SHORT EXERCISE> Print, word for word, every line from the beginning of the listing up to and including the line with "70.2, 68.6, 67.6, 66.4, 64.6, 63.2, 61.7]". Pictures are to be excluded.
Begin COLLECTED MATERIAL
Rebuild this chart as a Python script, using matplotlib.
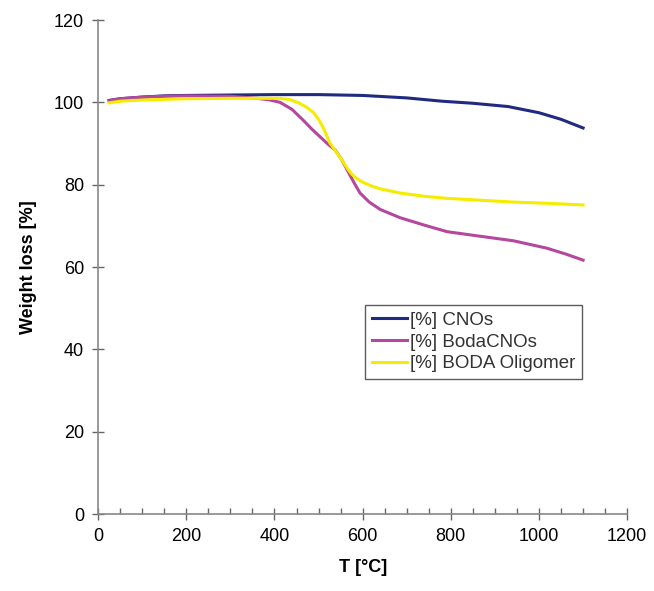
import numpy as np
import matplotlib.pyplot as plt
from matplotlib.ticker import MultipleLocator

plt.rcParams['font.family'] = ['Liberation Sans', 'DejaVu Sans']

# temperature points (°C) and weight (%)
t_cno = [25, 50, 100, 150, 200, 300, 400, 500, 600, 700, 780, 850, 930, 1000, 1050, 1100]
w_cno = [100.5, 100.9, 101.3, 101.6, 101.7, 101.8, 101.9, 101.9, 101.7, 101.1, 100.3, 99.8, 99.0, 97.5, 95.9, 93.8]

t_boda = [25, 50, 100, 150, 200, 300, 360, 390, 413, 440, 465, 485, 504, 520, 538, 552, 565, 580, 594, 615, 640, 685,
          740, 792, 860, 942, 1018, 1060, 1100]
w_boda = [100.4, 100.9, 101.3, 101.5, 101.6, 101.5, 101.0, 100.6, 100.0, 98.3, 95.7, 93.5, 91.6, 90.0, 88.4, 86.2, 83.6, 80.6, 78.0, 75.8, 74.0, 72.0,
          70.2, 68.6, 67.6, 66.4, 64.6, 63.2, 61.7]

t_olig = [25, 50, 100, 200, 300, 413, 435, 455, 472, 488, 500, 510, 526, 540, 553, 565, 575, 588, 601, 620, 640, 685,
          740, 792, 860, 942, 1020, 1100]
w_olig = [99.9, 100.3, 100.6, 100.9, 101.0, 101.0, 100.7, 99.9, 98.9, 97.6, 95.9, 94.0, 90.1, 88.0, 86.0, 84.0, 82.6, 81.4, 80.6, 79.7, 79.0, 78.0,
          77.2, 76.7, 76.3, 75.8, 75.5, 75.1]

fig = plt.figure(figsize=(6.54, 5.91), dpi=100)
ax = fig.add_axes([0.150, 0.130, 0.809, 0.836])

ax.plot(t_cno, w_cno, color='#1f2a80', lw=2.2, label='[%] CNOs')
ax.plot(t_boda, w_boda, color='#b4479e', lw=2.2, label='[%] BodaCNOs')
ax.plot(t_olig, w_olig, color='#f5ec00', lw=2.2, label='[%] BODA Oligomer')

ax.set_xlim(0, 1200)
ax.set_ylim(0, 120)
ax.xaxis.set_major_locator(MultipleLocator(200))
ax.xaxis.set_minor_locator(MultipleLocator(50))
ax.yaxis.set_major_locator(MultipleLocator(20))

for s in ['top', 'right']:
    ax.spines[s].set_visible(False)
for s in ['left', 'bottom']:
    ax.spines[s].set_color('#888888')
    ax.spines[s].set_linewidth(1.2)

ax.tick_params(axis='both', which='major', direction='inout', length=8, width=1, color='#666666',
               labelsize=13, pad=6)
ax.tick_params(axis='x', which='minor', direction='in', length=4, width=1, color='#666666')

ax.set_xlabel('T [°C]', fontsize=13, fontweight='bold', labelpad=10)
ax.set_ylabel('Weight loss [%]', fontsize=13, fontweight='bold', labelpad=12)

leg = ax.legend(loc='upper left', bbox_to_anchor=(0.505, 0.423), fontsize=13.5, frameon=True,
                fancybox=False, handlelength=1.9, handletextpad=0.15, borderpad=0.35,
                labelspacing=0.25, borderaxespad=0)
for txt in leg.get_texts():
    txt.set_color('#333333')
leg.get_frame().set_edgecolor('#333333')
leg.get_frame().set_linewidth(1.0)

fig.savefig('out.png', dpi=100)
End COLLECTED MATERIAL
RESPONSE TO THIS TASK>
Rebuild this chart as a Python script, using matplotlib.
import numpy as np
import matplotlib.pyplot as plt
from matplotlib.ticker import MultipleLocator

plt.rcParams['font.family'] = ['Liberation Sans', 'DejaVu Sans']

# temperature points (°C) and weight (%)
t_cno = [25, 50, 100, 150, 200, 300, 400, 500, 600, 700, 780, 850, 930, 1000, 1050, 1100]
w_cno = [100.5, 100.9, 101.3, 101.6, 101.7, 101.8, 101.9, 101.9, 101.7, 101.1, 100.3, 99.8, 99.0, 97.5, 95.9, 93.8]

t_boda = [25, 50, 100, 150, 200, 300, 360, 390, 413, 440, 465, 485, 504, 520, 538, 552, 565, 580, 594, 615, 640, 685,
          740, 792, 860, 942, 1018, 1060, 1100]
w_boda = [100.4, 100.9, 101.3, 101.5, 101.6, 101.5, 101.0, 100.6, 100.0, 98.3, 95.7, 93.5, 91.6, 90.0, 88.4, 86.2, 83.6, 80.6, 78.0, 75.8, 74.0, 72.0,
          70.2, 68.6, 67.6, 66.4, 64.6, 63.2, 61.7]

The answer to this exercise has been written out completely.